Requirements
Pictures are not part of the copy; repeat everything else in the records exactly.
***
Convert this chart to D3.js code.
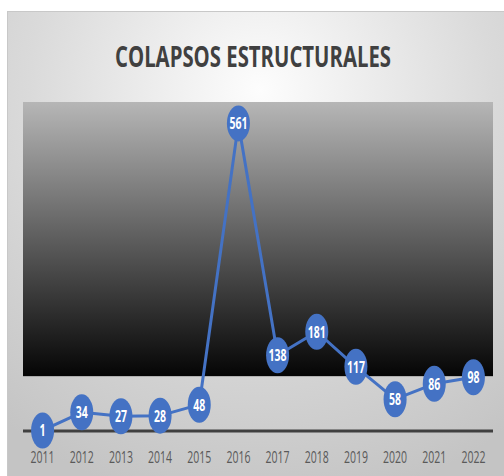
<!DOCTYPE html>
<html><head><meta charset="utf-8">
<script src="https://cdn.jsdelivr.net/npm/d3@7"></script>
<style>body{margin:0;background:#fff;}svg{display:block;}</style>
</head><body>
<svg id="c" width="504" height="476"></svg>
<script>
const title = "COLAPSOS ESTRUCTURALES";
const years = ["2011","2012","2013","2014","2015","2016","2017","2018","2019","2020","2021","2022"];
const values = [1,34,27,28,48,561,138,181,117,58,86,98];
const yDomain = [0,600];
const bandBottomValue = 100;

(function(){
const svg = d3.select("#c");
const defs = svg.append("defs");
const rg = defs.append("radialGradient").attr("id","bg").attr("gradientUnits","userSpaceOnUse")
  .attr("cx",260).attr("cy",90).attr("r",420);
rg.append("stop").attr("offset","0").attr("stop-color","#fdfdfd");
rg.append("stop").attr("offset","0.55").attr("stop-color","#dadada");
rg.append("stop").attr("offset","1").attr("stop-color","#c4c4c4");
const lg = defs.append("linearGradient").attr("id","plotbg").attr("x1",0).attr("y1",0).attr("x2",0).attr("y2",1);
lg.append("stop").attr("offset","0").attr("stop-color","#b6b6b6");
lg.append("stop").attr("offset","1").attr("stop-color","#050505");

// outer frame
svg.append("rect").attr("x",7.5).attr("y",11.5).attr("width",500).attr("height",470)
  .attr("fill","url(#bg)").attr("stroke","#c8c8c8").attr("stroke-width",1);

const pLeft = 23, pRight = 493, pTop = 102, axisY = 431;
const x = d3.scaleBand().domain(years).range([pLeft,pRight]);
const y = d3.scaleLinear().domain(yDomain).range([axisY, pTop]);
const cx = d => x(d) + x.bandwidth()/2;

// dark plot band
svg.append("rect").attr("x",pLeft).attr("y",y(yDomain[1]))
  .attr("width",pRight-pLeft).attr("height",y(bandBottomValue)-y(yDomain[1]))
  .attr("fill","url(#plotbg)");

// title
svg.append("text").attr("x",253).attr("y",67).attr("text-anchor","middle")
  .attr("font-family","'Open Sans', sans-serif").attr("font-weight","bold").attr("font-size",28)
  .attr("fill","#404040").attr("textLength",276).attr("lengthAdjust","spacingAndGlyphs").text(title);

// axis line
svg.append("line").attr("x1",pLeft).attr("x2",pRight).attr("y1",axisY).attr("y2",axisY)
  .attr("stroke","#404040").attr("stroke-width",3);

// year labels
svg.append("g").selectAll("text").data(years).join("text")
  .attr("x",d=>cx(d)).attr("y",463).attr("text-anchor","middle")
  .attr("font-family","'Open Sans', sans-serif").attr("font-size",17).attr("fill","#595959")
  .attr("textLength",24).attr("lengthAdjust","spacingAndGlyphs").text(d=>d);

const data = years.map((yr,i)=>({yr, v:values[i]}));
// line
svg.append("path").datum(data)
  .attr("d", d3.line().x(d=>cx(d.yr)).y(d=>y(d.v)))
  .attr("fill","none").attr("stroke","#4472C4").attr("stroke-width",3).attr("stroke-linejoin","round");

// markers
const g = svg.append("g").selectAll("g").data(data).join("g")
  .attr("transform",d=>`translate(${cx(d.yr)},${y(d.v)})`);
g.append("ellipse").attr("rx",11.5).attr("ry",18).attr("fill","#4472C4");
g.append("text").attr("text-anchor","middle").attr("y",6)
  .attr("font-family","'Open Sans', sans-serif").attr("font-weight","bold").attr("font-size",16)
  .attr("fill","#ffffff").attr("textLength",d=>String(d.v).length*6)
  .attr("lengthAdjust","spacingAndGlyphs").text(d=>d.v);
})();
</script>
</body></html>
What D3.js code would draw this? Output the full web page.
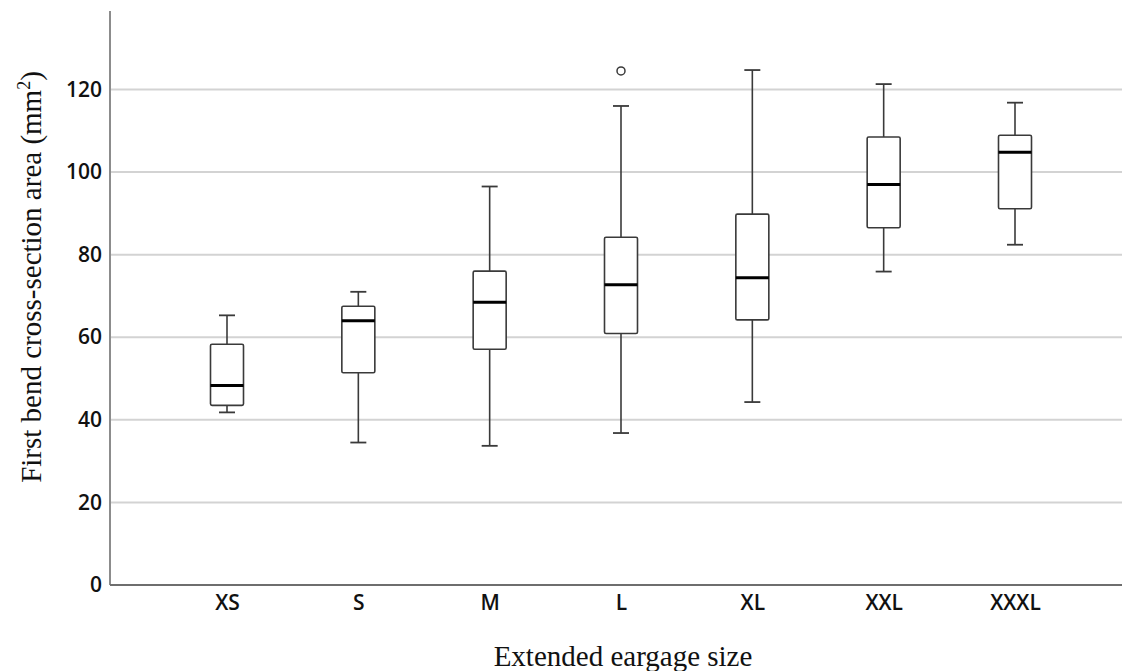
***
Written answer
Convert this chart to D3.js code.
<!DOCTYPE html>
<html><head><meta charset="utf-8">
<script src="https://cdn.jsdelivr.net/npm/d3@7"></script>
<style>body{margin:0;background:#fff;}svg{display:block;}</style>
</head><body>
<svg id="c" width="504" height="476"></svg>
<script>
const title = "COLAPSOS ESTRUCTURALES";
const years = ["2011","2012","2013","2014","2015","2016","2017","2018","2019","2020","2021","2022"];
const values = [1,34,27,28,48,561,138,181,117,58,86,98];
const yDomain = [0,600];
const bandBottomValue = 100;

(function(){
const svg = d3.select("#c");
const defs = svg.append("defs");
const rg = defs.append("radialGradient").attr("id","bg").attr("gradientUnits","userSpaceOnUse")
  .attr("cx",260).attr("cy",90).attr("r",420);
rg.append("stop").attr("offset","0").attr("stop-color","#fdfdfd");
rg.append("stop").attr("offset","0.55").attr("stop-color","#dadada");
rg.append("stop").attr("offset","1").attr("stop-color","#c4c4c4");
const lg = defs.append("linearGradient").attr("id","plotbg").attr("x1",0).attr("y1",0).attr("x2",0).attr("y2",1);
lg.append("stop").attr("offset","0").attr("stop-color","#b6b6b6");
lg.append("stop").attr("offset","1").attr("stop-color","#050505");

// outer frame
svg.append("rect").attr("x",7.5).attr("y",11.5).attr("width",500).attr("height",470)
  .attr("fill","url(#bg)").attr("stroke","#c8c8c8").attr("stroke-width",1);

const pLeft = 23, pRight = 493, pTop = 102, axisY = 431;
const x = d3.scaleBand().domain(years).range([pLeft,pRight]);
const y = d3.scaleLinear().domain(yDomain).range([axisY, pTop]);
const cx = d => x(d) + x.bandwidth()/2;

// dark plot band
svg.append("rect").attr("x",pLeft).attr("y",y(yDomain[1]))
  .attr("width",pRight-pLeft).attr("height",y(bandBottomValue)-y(yDomain[1]))
  .attr("fill","url(#plotbg)");

// title
svg.append("text").attr("x",253).attr("y",67).attr("text-anchor","middle")
  .attr("font-family","'Open Sans', sans-serif").attr("font-weight","bold").attr("font-size",28)
  .attr("fill","#404040").attr("textLength",276).attr("lengthAdjust","spacingAndGlyphs").text(title);

// axis line
svg.append("line").attr("x1",pLeft).attr("x2",pRight).attr("y1",axisY).attr("y2",axisY)
  .attr("stroke","#404040").attr("stroke-width",3);

// year labels
svg.append("g").selectAll("text").data(years).join("text")
  .attr("x",d=>cx(d)).attr("y",463).attr("text-anchor","middle")
  .attr("font-family","'Open Sans', sans-serif").attr("font-size",17).attr("fill","#595959")
  .attr("textLength",24).attr("lengthAdjust","spacingAndGlyphs").text(d=>d);

const data = years.map((yr,i)=>({yr, v:values[i]}));
// line
svg.append("path").datum(data)
  .attr("d", d3.line().x(d=>cx(d.yr)).y(d=>y(d.v)))
  .attr("fill","none").attr("stroke","#4472C4").attr("stroke-width",3).attr("stroke-linejoin","round");

// markers
const g = svg.append("g").selectAll("g").data(data).join("g")
  .attr("transform",d=>`translate(${cx(d.yr)},${y(d.v)})`);
g.append("ellipse").attr("rx",11.5).attr("ry",18).attr("fill","#4472C4");
g.append("text").attr("text-anchor","middle").attr("y",6)
  .attr("font-family","'Open Sans', sans-serif").attr("font-weight","bold").attr("font-size",16)
  .attr("fill","#ffffff").attr("textLength",d=>String(d.v).length*6)
  .attr("lengthAdjust","spacingAndGlyphs").text(d=>d.v);
})();
</script>
</body></html>
What D3.js code would draw this? Output the full web page.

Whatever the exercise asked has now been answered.